> _ENTRIES PROVIDED_

——————

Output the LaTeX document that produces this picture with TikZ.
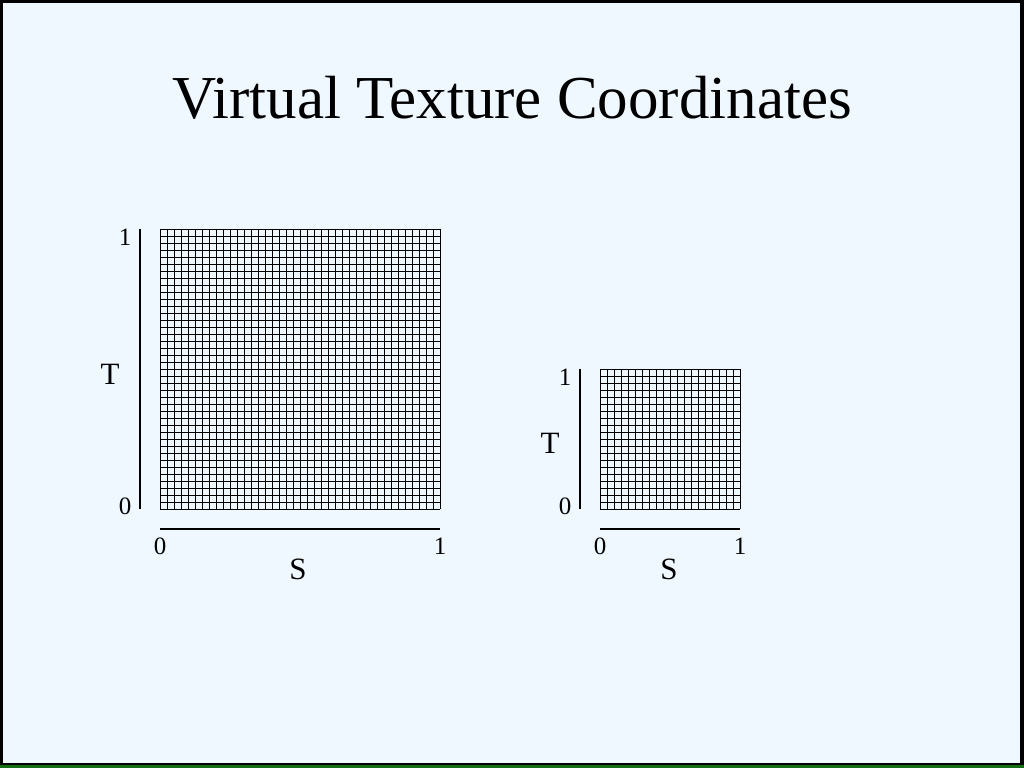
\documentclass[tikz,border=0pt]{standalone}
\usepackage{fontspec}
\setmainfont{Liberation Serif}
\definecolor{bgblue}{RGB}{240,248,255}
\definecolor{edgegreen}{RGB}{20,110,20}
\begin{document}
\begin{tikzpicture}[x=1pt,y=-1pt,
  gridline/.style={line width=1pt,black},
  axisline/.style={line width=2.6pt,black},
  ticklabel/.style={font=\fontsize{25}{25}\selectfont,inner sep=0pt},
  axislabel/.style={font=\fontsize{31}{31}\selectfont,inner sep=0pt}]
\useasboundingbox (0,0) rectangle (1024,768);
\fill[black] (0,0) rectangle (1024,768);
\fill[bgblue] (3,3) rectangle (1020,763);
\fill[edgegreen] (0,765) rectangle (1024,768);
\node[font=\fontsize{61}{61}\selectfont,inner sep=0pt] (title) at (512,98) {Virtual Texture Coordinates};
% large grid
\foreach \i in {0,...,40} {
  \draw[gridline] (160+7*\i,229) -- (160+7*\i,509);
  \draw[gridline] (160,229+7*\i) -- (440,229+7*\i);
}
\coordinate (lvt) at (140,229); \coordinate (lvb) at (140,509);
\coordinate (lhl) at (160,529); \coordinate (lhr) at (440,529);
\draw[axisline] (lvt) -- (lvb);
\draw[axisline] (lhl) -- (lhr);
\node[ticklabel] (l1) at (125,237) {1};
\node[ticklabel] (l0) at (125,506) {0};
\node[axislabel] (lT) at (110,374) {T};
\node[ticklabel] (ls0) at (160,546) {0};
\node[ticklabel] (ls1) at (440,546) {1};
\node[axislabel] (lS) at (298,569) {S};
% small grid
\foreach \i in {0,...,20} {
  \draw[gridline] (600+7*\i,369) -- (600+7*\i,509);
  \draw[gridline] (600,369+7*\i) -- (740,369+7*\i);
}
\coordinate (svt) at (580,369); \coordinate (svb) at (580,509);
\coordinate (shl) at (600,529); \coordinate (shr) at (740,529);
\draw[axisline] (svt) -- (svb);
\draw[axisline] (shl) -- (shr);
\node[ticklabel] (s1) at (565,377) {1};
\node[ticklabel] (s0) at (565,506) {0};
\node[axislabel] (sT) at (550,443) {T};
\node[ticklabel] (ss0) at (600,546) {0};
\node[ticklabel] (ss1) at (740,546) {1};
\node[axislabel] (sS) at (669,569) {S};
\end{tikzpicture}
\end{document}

——————

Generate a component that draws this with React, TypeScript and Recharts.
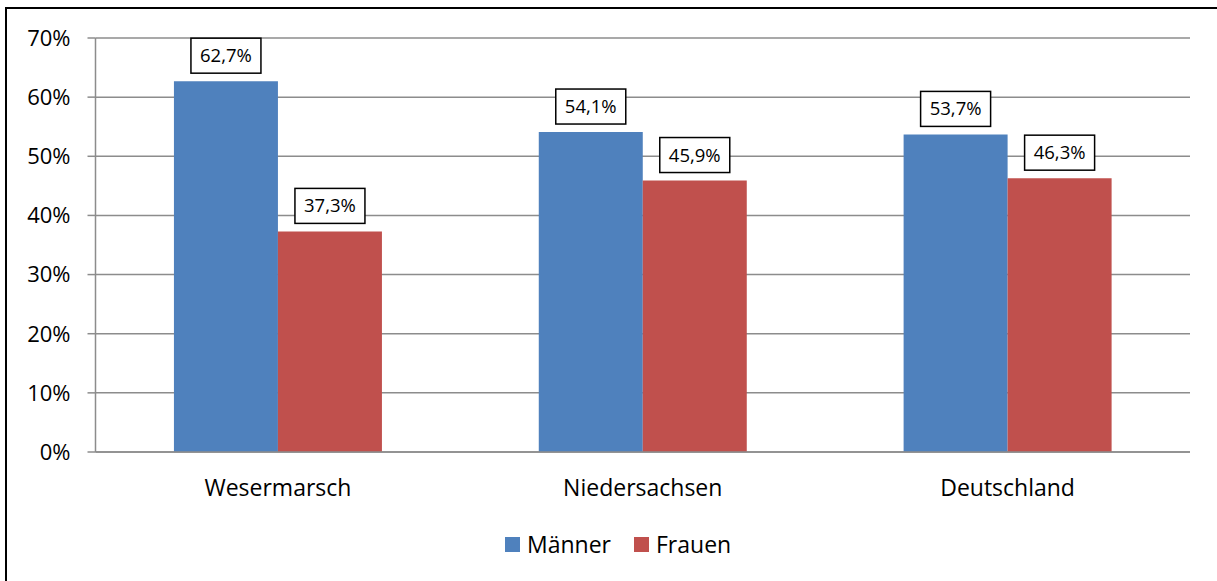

——————

> _WHAT TO DO_
Identify the lines that contain the string "with", and copy every one of them.

> _TASK RESPONSE_
Output the LaTeX document that produces this picture with TikZ.
Generate a component that draws this with React, TypeScript and Recharts.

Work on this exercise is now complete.